Here, we would like to make a deeper investigation about the crime numbers and crime rate based on each month this year. In order to calculate the crime rate, we need to use the population data of NYC. We get this data from the website. We can see from the results that Brooklyn has the most crime numbers this year, but in crime rate, Bronx is the worst. Queens is relatively safer. Also, we could find that in February, there are usually fewer crimes, that’s probably because the weather in February is usually the coldest, makes criminal less willing to go on the street.

After analyzing the trend over year and month, a plot of crime count versus hour is also added. It clearly shows that crime usually happened during daytime. The peak of crimes is during 15:00 to 20:00. Between 3am and 8am, the crime numbers are relatively low.

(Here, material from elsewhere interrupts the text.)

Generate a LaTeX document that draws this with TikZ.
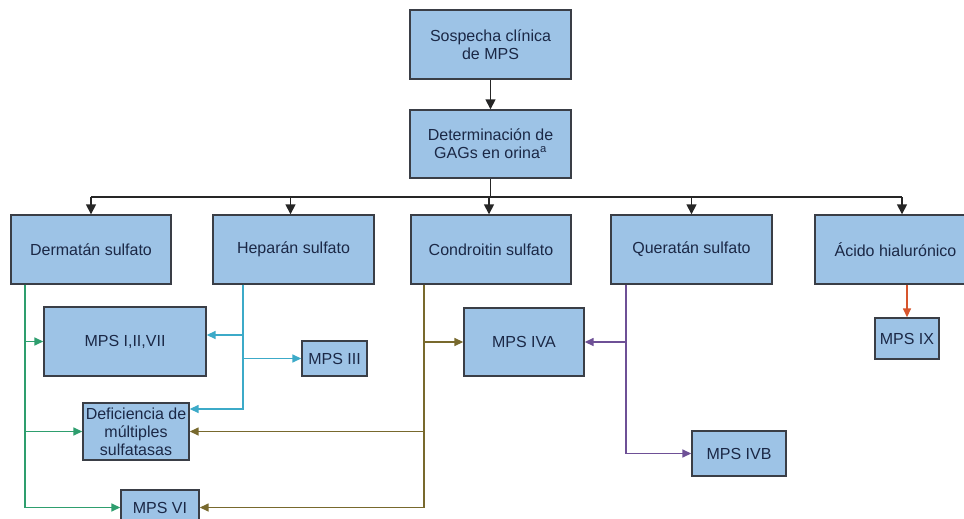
\documentclass[tikz,border=0pt]{standalone}
\usepackage{fontspec}
\setmainfont{Liberation Sans}
\usetikzlibrary{arrows.meta}
\definecolor{boxfill}{RGB}{157,195,230}
\definecolor{boxdraw}{RGB}{58,62,70}
\definecolor{txt}{RGB}{27,40,70}
\definecolor{cgreen}{RGB}{46,158,110}
\definecolor{ccyan}{RGB}{60,170,200}
\definecolor{colive}{RGB}{120,105,45}
\definecolor{cpurple}{RGB}{110,80,150}
\definecolor{cred}{RGB}{215,85,45}
\tikzset{
  box/.style={draw=boxdraw, fill=boxfill, line width=1.4pt, inner sep=0pt,
    align=center, text=txt, font=\fontsize{16}{18}\selectfont},
  blk/.style={draw=black!85, line width=1.6pt},
  blkarr/.style={blk, -{Triangle[length=10pt,width=10pt]}},
  colline/.style={line width=1.5pt},
  colarr/.style={colline, -{Triangle[length=9pt,width=8pt]}}
}
\begin{document}
\begin{tikzpicture}[x=1pt,y=-1pt]
\useasboundingbox (0,0) rectangle (964,519);
\clip (0,0) rectangle (964,519);
\fill[white] (0,0) rectangle (964,519);

% top boxes
\node[box, minimum width=161pt, minimum height=69pt] (sos) at (490.5,44.5) {Sospecha clínica\\de MPS};
\node[box, minimum width=161pt, minimum height=68pt] (det) at (490.5,144) {Determinación de\\GAGs en orina\textsuperscript{a}};

% level 2
\node[box, minimum width=160pt, minimum height=69pt] (derm) at (91,249.5) {Dermatán sulfato};
\node[box, minimum width=161pt, minimum height=69pt] (hep) at (293.5,249.5) {Heparán sulfato};
\node[box, minimum width=160pt, minimum height=69pt] (cond) at (491,249.5) {Condroitin sulfato};
\node[box, minimum width=161pt, minimum height=69pt] (quer) at (691.5,249.5) {Queratán sulfato};
\node[box, minimum width=161pt, minimum height=69pt] (acido) at (895.5,249.5) {Ácido hialurónico};

% level 3
\node[box, minimum width=162pt, minimum height=69pt] (mps1) at (125,341.5) {MPS I,II,VII};
\node[box, minimum width=65pt, minimum height=35pt] (mps3) at (334.5,358.5) {MPS III};
\node[box, minimum width=106pt, minimum height=57pt] (defi) at (136,431.5) {Deficiencia de\\múltiples\\sulfatasas};
\node[box, minimum width=78pt, minimum height=35pt] (mps6) at (160,507.5) {MPS VI};
\node[box, minimum width=120pt, minimum height=68pt] (mps4a) at (524,342) {MPS IVA};
\node[box, minimum width=94pt, minimum height=45pt] (mps4b) at (739,453.5) {MPS IVB};
\node[box, minimum width=64pt, minimum height=41pt] (mps9) at (907,338.5) {MPS IX};

% black connectors
\coordinate (bus) at (0,197);
\draw[blkarr] (sos) -- (det);
\draw[blk] (det.south) -- (det.south |- bus);
\draw[blk] (derm.north |- bus) -- ([xshift=6.5pt]acido.north |- bus);
\draw[blkarr] (derm.north |- bus) -- (derm.north);
\draw[blkarr] ([xshift=-3pt]hep.north |- bus) -- ([xshift=-3pt]hep.north);
\draw[blkarr] ([xshift=-2pt]cond.north |- bus) -- ([xshift=-2pt]cond.north);
\draw[blkarr] (quer.north |- bus) -- (quer.north);
\draw[blkarr] ([xshift=6.5pt]acido.north |- bus) -- ([xshift=6.5pt]acido.north);

% green (Dermatan)
\coordinate (g) at ([xshift=-66pt]derm.south);
\draw[colarr, cgreen] (g) |- (mps1.west);
\draw[colarr, cgreen] (g) |- (defi.west);
\draw[colarr, cgreen] (g) |- (mps6.west);

% cyan (Heparan)
\coordinate (c) at ([xshift=-50.5pt]hep.south);
\draw[colarr, ccyan] (c) |- ([yshift=6.5pt]mps1.east);
\draw[colarr, ccyan] (c) |- (mps3.west);
\draw[colarr, ccyan] (c) |- ([yshift=22.5pt]defi.east);

% olive (Condroitin)
\coordinate (o) at ([xshift=-67pt]cond.south);
\draw[colarr, colive] (o) |- (mps4a.west);
\draw[colarr, colive] (o) |- (defi.east);
\draw[colarr, colive] (o) |- (mps6.east);

% purple (Queratan)
\coordinate (p) at ([xshift=-65.5pt]quer.south);
\draw[colarr, cpurple] (p) |- (mps4a.east);
\draw[colarr, cpurple] (p) |- (mps4b.west);

% red (Acido)
\draw[colarr, cred] (mps9.north |- acido.south) -- (mps9.north);
\end{tikzpicture}
\end{document}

Common crimes types in each boro

We build a function to get the most prevalent crimes in each boro and illustrate the result.

Comments

  • In Figure a, we presented the top five places where crimes usually happlen across five boros in NYC and it shows that STREET and RESIDENCE are the most unsafe places, then we will look furtherly about the major crime types in these two places for each boro.
  • We obtian the information of crime counts and types through the width and partitioning of bars. It is obviously to conclude that the prevalence of assault, harrassment and criminal mischief are much higher compared to other crimes in most boros.
  • In residence, the occurence of harrassment and assult is more prevalent, while prtit larcency and criminal mischief represent more percentage of criminal types in street.
  • Next, we want to compare the major criminal types in different boros. From Figure b-f, we found that the distribution of crimes are similar among Manhattan, Brooklyn, State Island and Queen. However, the characteristic of crimes in Bronx appeares to be more complex. Specificlly, the nature of crimes in Bronx is usually more serious than the other four boros, with the occurence of FELONY ASSAULT and DANGEROUS DRUGS, which belong to felony.
  • Overall,the safty level in Manhattan, State Island and Queens in relatively higher

Additional analysis

Assoiciation between crime and income

In addition, we have a strong interest in finding potential factors that may associated with criminal rate. In this case, we choose household income level. After reading data from the web, data cleaning and data visualization, we are surprized to see from the scatter plot: Both lower-income borough and higher-income borough have an extremely high crime rate.

For example, Bronx borough’s family median income is 35176 dollars, associated with a crime rate of 0.029. That is, we expect 29 crime cases among every 1000 people. In contrast, Family income ranged between 60000 dollars to 70000 dollars tends to have the lowerest crime rate. Taking Queens as an example, we expect only 15 crime cases among every 1000 people.

Investigate offense description

We plot the top 10 words in of offense description:

The graph analyzes top 10 words showing in offense description. The most frequent one is larceny, which appears nearly 100000 times. Other frequent words including related, petit, assault, harrassment, etc. Most of them indicated the type of crime, which is consistent with what we expect.

We compare distinct words in offense type of violation and felony.

The above chart compares distinct words(that is, words that appear much more frequently in one group than the other) in offense type of violation and felony. We can see that larceny, robbery, burglary,etc., appear more frequently in offense description of felony crime, while harrassment, gambling, loitering appear more frequently in offense description of violation crime. In terms of the results, we can obtain a basic picture of the difference between felony and violation.

Summary

Our analysis in focusing on providing information about crimes in NYC.